While several US civilian leaders have gone into Ukraine, the administration of US President Joe Biden has made it clear that no uniformed military service members will enter Ukraine other than those connected to the embassy in Kyiv. Butler said only a small group – Milley and six of his senior staffers – travelled by car to the meeting.
He said the meeting will allow Milley to relay Zaluzhnyi’s concerns and information to the other military leaders during the NATO chiefs’ meeting.
Milley, he said, will be able to “describe the tactical and operational conditions on the battlefield and what the military needs are for that, and the way he does that is one by understanding it himself but by also talking to Zaluzhnyi on a regular basis”.
Milley also will be able to describe the new US training of Ukrainian forces at the Grafenwoehr training area in Germany. More than 600 Ukrainian troops have begun the expanded training programme.
‘Sending a message’
Milley and Zaluzhnyi’s meeting kicks off a series of high-level gatherings of military and defence leaders this week. Milley and other chiefs of defence will meet in Brussels on Wednesday and Thursday. Then, the so-called Ukraine Defense Contact Group will gather at Ramstein Air Base in Germany on Thursday and Friday.
The meetings are expected to focus on Ukraine’s ongoing and future military needs as the hard-packed terrain of the winter months turns into muddy roads and fields in the spring.
In an interview with the Economist magazine in December, Zaluzhnyi said Ukraine needed 300 tanks, 600-700 infantry fighting vehicles and 500 howitzers to push back the invaders.
The United Kingdom broke the taboo over heavy tanks over the weekend, pledging a squadron of its Challengers. But it has too few to form the basis of a Ukrainian force. The US’s Abrams tanks run on turbine engines, seen as burning too much fuel for Ukraine to field in large numbers.
That leaves the Leopards, which Germany made in the thousands during the Cold War and which are now fielded by armies across Europe. Poland and Finland have already said they would send Leopards if Berlin gives re-export approval.
“We hope a few partners, allies, will give tanks to Ukraine,” Polish President Andrzej Duda said on Tuesday at the World Economic Forum in Davos, Switzerland.
Separately, the Netherlands plans to send a Patriot missile defence system to Ukraine, Dutch news agency ANP quoted Prime Minister Mark Rutte as saying on Tuesday.
UK Foreign Secretary James Cleverly said NATO allies were conveying a clear message to Russian President Vladimir Putin by boosting their arms supplies to Ukraine.

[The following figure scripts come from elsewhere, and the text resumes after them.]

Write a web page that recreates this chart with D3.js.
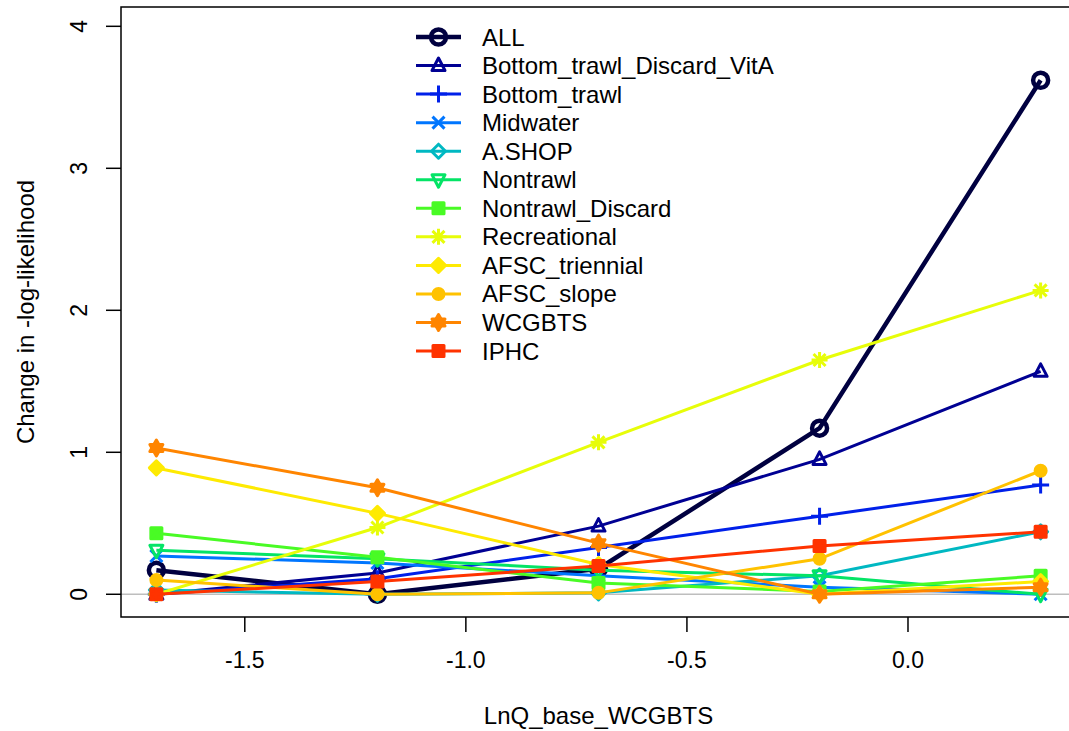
<!DOCTYPE html>
<html>
<head>
<meta charset="utf-8">
<script src="https://cdn.jsdelivr.net/npm/d3@7"></script>
<style>
  html, body { margin: 0; padding: 0; background: #fff; }
  svg { display: block; font-family: "Liberation Sans", Arial, sans-serif; }
  .tick-label { font-size: 23px; fill: #000; }
  .axis-title { font-size: 24px; fill: #000; }
  .legend-text { font-size: 24px; fill: #000; }
</style>
</head>
<body>
<svg id="chart" width="1069" height="731"></svg>
<script>
// x positions of the profile
const xValues = [-1.7, -1.2, -0.7, -0.2, 0.3];

// series names, colours and plotting symbols (R pch codes)
const seriesNames = ['ALL', 'Bottom_trawl_Discard_VitA', 'Bottom_trawl', 'Midwater', 'A.SHOP',
  'Nontrawl', 'Nontrawl_Discard', 'Recreational', 'AFSC_triennial', 'AFSC_slope', 'WCGBTS', 'IPHC'];
const seriesColors = ['#000040', '#000093', '#0020E9', '#0076FF', '#00B8C2', '#04E466',
  '#49FB25', '#E7FD09', '#FEEA02', '#FFC200', '#FF8500', '#FF3300'];
const seriesPch = [1, 2, 3, 4, 5, 6, 7, 8, 9, 10, 11, 12];

// change in -log-likelihood, one array per series
const allValues       = [0.17, 0.00, 0.18, 1.17, 3.62];
const vitAValues      = [0.00, 0.15, 0.48, 0.95, 1.57];
const bottomValues    = [0.00, 0.11, 0.33, 0.55, 0.77];
const midwaterValues  = [0.27, 0.22, 0.13, 0.05, 0.00];
const ashopValues     = [0.03, 0.00, 0.01, 0.13, 0.44];
const nontrawlValues  = [0.31, 0.25, 0.17, 0.13, 0.00];
const ntDiscardValues = [0.43, 0.26, 0.08, 0.02, 0.13];
const recValues       = [0.00, 0.47, 1.07, 1.65, 2.14];
const trienValues     = [0.89, 0.57, 0.21, 0.00, 0.09];
const slopeValues     = [0.10, 0.00, 0.01, 0.25, 0.87];
const wcgbtsValues    = [1.03, 0.75, 0.36, 0.00, 0.05];
const iphcValues      = [0.00, 0.09, 0.20, 0.34, 0.44];

const seriesValues = [allValues, vitAValues, bottomValues, midwaterValues, ashopValues,
  nontrawlValues, ntDiscardValues, recValues, trienValues, slopeValues, wcgbtsValues, iphcValues];

const xTicks = [-1.5, -1.0, -0.5, 0.0];
const yTicks = [0, 1, 2, 3, 4];

const PLOT = { left: 121, right: 1076, top: 7, bottom: 617 };
const LW_ALL = 4.5;
const LW = 3;

const svg = d3.select('#chart');

const x = d3.scaleLinear().domain([-1.78, 0.38]).range([PLOT.left, PLOT.right]);
const y = d3.scaleLinear().domain([-0.16, 4.136]).range([PLOT.bottom, PLOT.top]);

// zero reference line
svg.append('line')
  .attr('x1', PLOT.left).attr('x2', PLOT.right)
  .attr('y1', y(0)).attr('y2', y(0))
  .attr('stroke', '#bebebe').attr('stroke-width', 1.5);

// draw one R-style plotting symbol into g
function drawPch(g, pch, color, sw) {
  const s = g.append('g').attr('fill', 'none').attr('stroke', color).attr('stroke-width', sw)
    .attr('stroke-linejoin', 'round');
  const triUp = 'M0,-7.5L6.5,5L-6.5,5Z';
  const triDn = 'M0,7.5L6.5,-5L-6.5,-5Z';
  const plus = (l) => s.append('path').attr('d', `M${-l},0H${l}M0,${-l}V${l}`);
  const cross = (l) => s.append('path').attr('d', `M${-l},${-l}L${l},${l}M${-l},${l}L${l},${-l}`);
  const diamond = (l, f) => s.append('path').attr('d', `M0,${-l}L${l},0L0,${l}L${-l},0Z`)
    .attr('fill', f ? color : 'none');
  const square = (l, f) => s.append('rect').attr('x', -l).attr('y', -l)
    .attr('width', 2 * l).attr('height', 2 * l).attr('fill', f ? color : 'none');
  switch (pch) {
    case 1: s.append('circle').attr('r', 7.5); break;
    case 2: s.append('path').attr('d', triUp); break;
    case 3: plus(8.5); break;
    case 4: cross(6); break;
    case 5: diamond(7); break;
    case 6: s.append('path').attr('d', triDn); break;
    case 7: square(5.5, true); cross(5.5); break;
    case 8: plus(8); cross(6); break;
    case 9: diamond(7, true); plus(7); break;
    case 10: s.append('circle').attr('r', 5.5).attr('fill', color); plus(5.5); break;
    case 11:
      s.append('path').attr('d', 'M0,-8L6.5,3.5L-6.5,3.5Z').attr('fill', color);
      s.append('path').attr('d', 'M0,8L6.5,-3.5L-6.5,-3.5Z').attr('fill', color);
      break;
    case 12: square(5.5, true); plus(5.5); break;
  }
}

const line = d3.line().x((d, i) => x(xValues[i])).y((d) => y(d));

seriesValues.forEach((vals, k) => {
  const color = seriesColors[k];
  const lw = k === 0 ? LW_ALL : LW;
  svg.append('path')
    .attr('d', line(vals))
    .attr('fill', 'none')
    .attr('stroke', color)
    .attr('stroke-width', lw);
  vals.forEach((v, i) => {
    const g = svg.append('g').attr('transform', `translate(${x(xValues[i])},${y(v)})`);
    drawPch(g, seriesPch[k], color, lw);
  });
});

// plot frame (right edge falls outside the picture)
svg.append('path')
  .attr('d', `M${PLOT.right},${PLOT.top}H${PLOT.left}V${PLOT.bottom}H${PLOT.right}`)
  .attr('fill', 'none').attr('stroke', '#000').attr('stroke-width', 1.5);

// x axis
xTicks.forEach((t) => {
  svg.append('line').attr('x1', x(t)).attr('x2', x(t))
    .attr('y1', PLOT.bottom).attr('y2', PLOT.bottom + 15)
    .attr('stroke', '#000').attr('stroke-width', 1.5);
  svg.append('text').attr('class', 'tick-label')
    .attr('x', x(t)).attr('y', 668)
    .attr('text-anchor', 'middle')
    .text(d3.format('.1f')(t).replace('−', '-'));
});

// y axis (labels parallel to axis, like R)
yTicks.forEach((t) => {
  svg.append('line').attr('x1', PLOT.left - 15).attr('x2', PLOT.left)
    .attr('y1', y(t)).attr('y2', y(t))
    .attr('stroke', '#000').attr('stroke-width', 1.5);
  svg.append('text').attr('class', 'tick-label')
    .attr('transform', `translate(87,${y(t)}) rotate(-90)`)
    .attr('text-anchor', 'middle')
    .text(t);
});

svg.append('text').attr('class', 'axis-title')
  .attr('x', (PLOT.left + PLOT.right) / 2).attr('y', 724)
  .attr('text-anchor', 'middle')
  .text('LnQ_base_WCGBTS');

svg.append('text').attr('class', 'axis-title')
  .attr('transform', `translate(34,${(PLOT.top + PLOT.bottom) / 2}) rotate(-90)`)
  .attr('text-anchor', 'middle')
  .text('Change in -log-likelihood');

// legend
const LEG = { x0: 416, x1: 461, xt: 482, y0: 37, dy: 28.55 };
seriesNames.forEach((name, k) => {
  const yy = LEG.y0 + k * LEG.dy;
  const lw = k === 0 ? LW_ALL : LW;
  svg.append('line').attr('x1', LEG.x0).attr('x2', LEG.x1)
    .attr('y1', yy).attr('y2', yy)
    .attr('stroke', seriesColors[k]).attr('stroke-width', lw);
  drawPch(svg.append('g').attr('transform', `translate(${(LEG.x0 + LEG.x1) / 2},${yy})`),
    seriesPch[k], seriesColors[k], lw);
  svg.append('text').attr('class', 'legend-text')
    .attr('x', LEG.xt).attr('y', yy + 8.5)
    .text(name);
});
</script>
</body>
</html>
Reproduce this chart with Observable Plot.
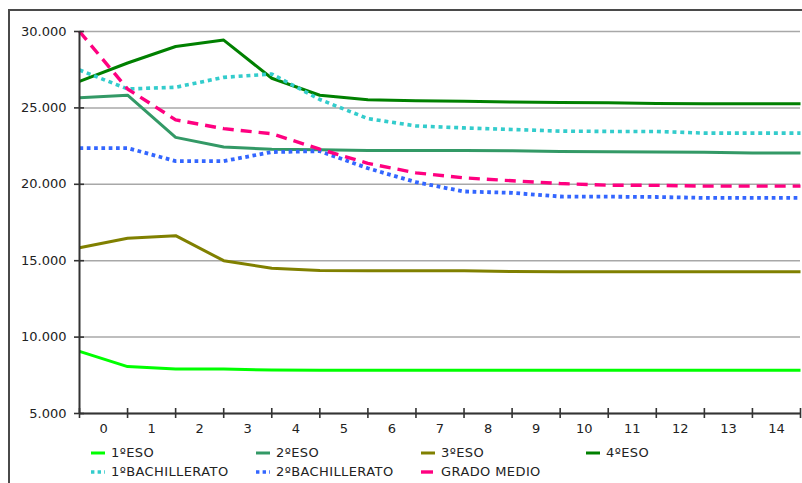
<!DOCTYPE html>
<html><head><meta charset="utf-8">
<script src="https://cdn.jsdelivr.net/npm/d3@7"></script>
<script src="https://cdn.jsdelivr.net/npm/@observablehq/plot@0.6"></script>
<style>
body{margin:0;background:#fff;font-family:"DejaVu Sans",Verdana,sans-serif;}
#wrap{position:relative;width:802px;height:483px;overflow:hidden;}
#frame{position:absolute;left:8px;top:9px;width:900px;height:600px;border-left:2px solid #4a4a4a;border-top:2px solid #4a4a4a;}
#chart{position:absolute;left:0;top:0;}
#legend{position:absolute;left:0;top:443px;width:802px;height:40px;}
.item{position:absolute;height:16px;line-height:16px;font-size:13px;letter-spacing:0.4px;color:#222;display:flex;align-items:center;white-space:nowrap;}
.item svg{margin-right:6px;}
</style></head><body>
<div id="wrap"><div id="frame"></div><div id="chart"></div><div id="legend"></div></div>
<script>
// categories (tick labels, one per band) and point positions (band edges)
const categories = ["0","1","2","3","4","5","6","7","8","9","10","11","12","13","14"];
const positions = [0,1,2,3,4,5,6,7,8,9,10,11,12,13,14,15];
const yTicks = [5000,10000,15000,20000,25000,30000];
const yTickLabels = ["5.000","10.000","15.000","20.000","25.000","30.000"];

const seriesNames = ["1ºESO","2ºESO","3ºESO","4ºESO","1ºBACHILLERATO","2ºBACHILLERATO","GRADO MEDIO"];
const eso1   = [9070,8070,7920,7910,7840,7830,7830,7830,7830,7830,7830,7830,7830,7830,7830,7830];
const eso2   = [25660,25830,23070,22440,22290,22260,22220,22220,22210,22200,22150,22130,22110,22100,22050,22050];
const eso3   = [15850,16470,16640,15000,14510,14360,14350,14350,14350,14290,14270,14270,14270,14270,14270,14270];
const eso4   = [26740,27940,29020,29440,26940,25830,25530,25460,25430,25380,25350,25340,25280,25270,25270,25270];
const bach1  = [27480,26240,26350,27000,27220,25550,24300,23820,23690,23590,23480,23460,23460,23350,23350,23350];
const bach2  = [22370,22370,21520,21520,22110,22170,21050,20140,19530,19440,19200,19190,19170,19110,19110,19110];
const gradoMedio = [30000,26240,24220,23640,23310,22300,21370,20750,20420,20230,20050,19940,19930,19880,19880,19880];
const seriesValues = [eso1, eso2, eso3, eso4, bach1, bach2, gradoMedio];

// styles
const seriesColors = ["#00ff00","#339966","#808000","#008000","#33cccc","#3366ff","#ff0080"];
const seriesWidths = [3,3,3,3,3.6,3.8,3.4];
const seriesDash = [null,null,null,null,"4,3.8","3.7,3.6","11,7"];

const rows = [];
seriesNames.forEach((name, s) => {
  seriesValues[s].forEach((v, i) => rows.push({series: name, x: positions[i], value: v}));
});

const lineMarks = seriesNames.map((name, s) =>
  Plot.line(rows.filter(r => r.series === name), {
    x: "x", y: "value",
    stroke: seriesColors[s], strokeWidth: seriesWidths[s],
    strokeDasharray: seriesDash[s] || undefined,
    strokeLinejoin: "round", strokeLinecap: "butt"
  })
);

const labelPos = categories.map((c, i) => i + 0.5);

const chart = Plot.plot({
  width: 802, height: 443,
  marginLeft: 79, marginRight: 2, marginTop: 31, marginBottom: 30,
  style: {fontFamily: "DejaVu Sans, Verdana, sans-serif", fontSize: "13px", background: "transparent", color: "#222"},
  x: {type: "linear", domain: [0, 15]},
  y: {domain: [5000, 30000]},
  marks: [
    Plot.ruleY(yTicks, {stroke: "#a8a8a8", strokeWidth: 1.5}),
    ...lineMarks,
    Plot.ruleX([0], {stroke: "#333", strokeWidth: 2}),
    Plot.ruleY([5000], {stroke: "#333", strokeWidth: 2}),
    Plot.axisY({ticks: yTicks, tickSize: 10, dx: 5, tickPadding: 8, tickFormat: d => yTickLabels[yTicks.indexOf(d)], stroke: "#333", strokeWidth: 1.6, fill: "#222", label: null, style: "letter-spacing:0.3px"}),
    Plot.axisX({ticks: positions, tickSize: 10, dy: -5, tickFormat: () => "", stroke: "#333", strokeWidth: 1.6, label: null}),
    Plot.axisX({ticks: labelPos, tickSize: 0, tickPadding: 10, tickFormat: d => categories[Math.round(d - 0.5)], fill: "#222", label: null})
  ]
});
document.getElementById("chart").appendChild(chart);

// legend
const legend = document.getElementById("legend");
const colX = [91, 256, 421, 586];
const rowY = [2, 21];
seriesNames.forEach((name, s) => {
  const div = document.createElement("div");
  div.className = "item";
  div.style.left = colX[s % 4] + "px";
  div.style.top = rowY[Math.floor(s / 4)] + "px";
  const dash = s === 6 ? null : (seriesDash[s] ? "3.4,3.2" : null);
  const len = s === 6 ? 12 : 14;
  div.innerHTML = `<svg width="${len}" height="10"><line x1="0" x2="${len}" y1="5" y2="5" stroke="${seriesColors[s]}" stroke-width="${seriesDash[s] ? 3.4 : 3}" ${dash ? `stroke-dasharray="${dash}"` : ""}/></svg><span>${name}</span>`;
  if (s === 6) div.querySelector("svg").style.marginRight = "8px";
  legend.appendChild(div);
});
</script>
</body></html>
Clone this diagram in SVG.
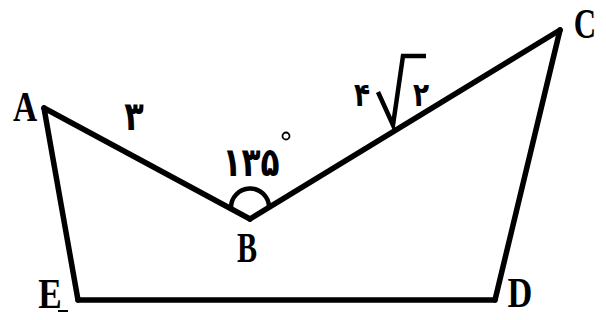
<svg xmlns="http://www.w3.org/2000/svg" width="606" height="320" viewBox="0 0 606 320">
<style>
.edge{stroke:#000;stroke-width:5.5;stroke-linecap:round;fill:none}
.lbl{font-family:"Liberation Serif","Times New Roman",serif;font-weight:bold;font-size:43px;fill:#000;text-anchor:middle}
.num{font-family:"DejaVu Sans","Noto Sans",sans-serif;font-weight:bold;fill:#000;text-anchor:middle}
</style>
<rect width="606" height="320" fill="#fff"/>
<g id="connectors">
<line class="edge" x1="44" y1="108" x2="250" y2="219"/>
<line class="edge" x1="250" y1="219" x2="560" y2="30"/>
<line class="edge" x1="560" y1="30" x2="495" y2="300"/>
<line class="edge" x1="495" y1="300" x2="78" y2="300"/>
<line class="edge" x1="78" y1="300" x2="44" y2="108"/>
</g>
<g id="A"><text class="lbl" transform="translate(25,121) scale(0.78,1)">A</text></g>
<g id="B">
<text class="lbl" transform="translate(247,262) scale(0.7,1)">B</text>
<path d="M231,208 A19,19 0 0 1 269,207" fill="none" stroke="#000" stroke-width="4.5"/>
<text class="num" font-size="40" transform="translate(251,176) scale(0.78,1)">۱۳۵</text>
<circle cx="286" cy="136" r="3.5" fill="none" stroke="#000" stroke-width="1.8"/>
</g>
<g id="C"><text class="lbl" transform="translate(585,38) scale(0.72,1)">C</text></g>
<g id="D"><text class="lbl" transform="translate(520,307) scale(0.8,1)">D</text></g>
<g id="E"><text class="lbl" transform="translate(50,308) scale(0.82,1)">E</text>
<line x1="58" y1="311" x2="68" y2="311" stroke="#000" stroke-width="2"/></g>
<g id="labels">
<text class="num" font-size="40" transform="translate(134,130) scale(0.8,1)">۳</text>
<text class="num" font-size="33" transform="translate(362,106) scale(0.8,1)">۴</text>
<path d="M378,92 L393,125 L403,56 L426,56" fill="none" stroke="#000" stroke-width="4.5" stroke-linejoin="miter"/>
<text class="num" font-size="33" transform="translate(421,106) scale(0.8,1)">۲</text>
</g>
</svg>
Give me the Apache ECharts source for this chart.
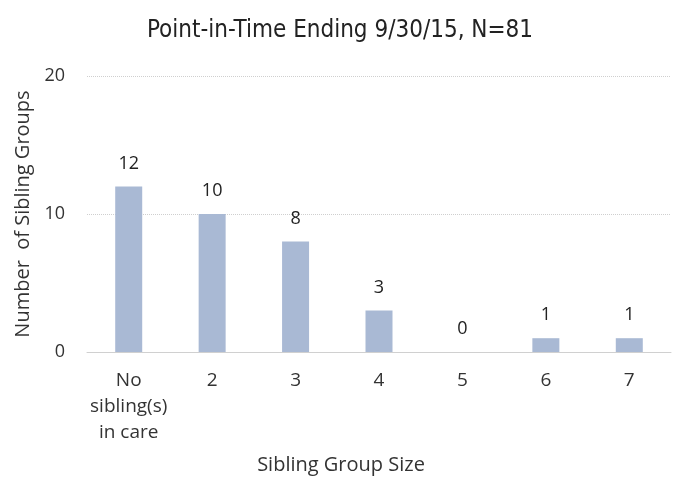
<!DOCTYPE html>
<html><head><meta charset="utf-8">
<script src="https://cdn.jsdelivr.net/npm/echarts@6/dist/echarts.min.js"></script>
<style>html,body{margin:0;padding:0;background:#fff}#c{width:680px;height:480px}</style>
</head><body><div id="c"></div>
<script>
var categories = ['No\nsibling(s)\nin care', '2', '3', '4', '5', '6', '7'];
var values = [12, 10, 8, 3, 0, 1, 1];
var yTicks = [0, 10, 20];
var titleText = 'Point-in-Time Ending 9/30/15, N=81';
var xName = 'Sibling Group Size';
var yName = 'Number  of Sibling Groups';

var chart = echarts.init(document.getElementById('c'));
chart.setOption({
  animation: false,
  title: {
    text: titleText, left: 'center', top: 14,
    textStyle: { fontFamily: 'DejaVu Sans Condensed, Liberation Sans Narrow, sans-serif', fontWeight: 'normal', fontSize: 24, color: '#222' }
  },
  grid: { left: 87, right: 9, top: 76, bottom: 127 },
  xAxis: {
    type: 'category', data: categories,
    axisLine: { show: true, lineStyle: { color: '#d0d0d0' } },
    axisTick: { show: false },
    axisLabel: { interval: 0, fontSize: 19, color: '#333', lineHeight: 26, margin: 16, fontFamily: 'Open Sans, sans-serif' },
    name: xName, nameLocation: 'middle', nameGap: 103,
    nameTextStyle: { fontSize: 20, color: '#333', fontFamily: 'Open Sans, sans-serif', padding: [0, 76, 0, 0] }
  },
  yAxis: {
    type: 'value', min: yTicks[0], max: yTicks[yTicks.length - 1], interval: 10,
    axisLine: { show: false }, axisTick: { show: false },
    splitLine: { lineStyle: { color: '#cfcfcf', type: 'dotted' } },
    axisLabel: { fontSize: 18, color: '#333', margin: 22, fontFamily: 'Open Sans, sans-serif' },
    name: yName, nameLocation: 'middle', nameGap: 52, nameRotate: 90,
    nameTextStyle: { fontSize: 20, color: '#333', fontFamily: 'Open Sans, sans-serif' }
  },
  series: [{
    type: 'bar', data: values, barWidth: 27,
    itemStyle: { color: '#a9b9d4' },
    label: { show: true, position: 'top', distance: 14, fontSize: 18, color: '#222', fontFamily: 'Open Sans, sans-serif' }
  }]
});
</script></body></html>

“The message we’re sending to Putin … is that we made a commitment to support Ukrainians until they are victorious,” Cleverly told a forum at the Center for Strategic and International Studies in Washington, DC.
Tens of thousands of people have been killed and millions driven from their homes since Russia launched what it calls a “special military operation” to eliminate what it said were security threats in Ukraine in February last year. Ukraine and Western backers call Russia’s actions an unprovoked, imperialist land grab.
Ukrainian forces drove Russian troops back during the second half of 2022 but, over the past two months, the front lines have largely been frozen in place despite both sides enduring heavy losses in relentless fighting.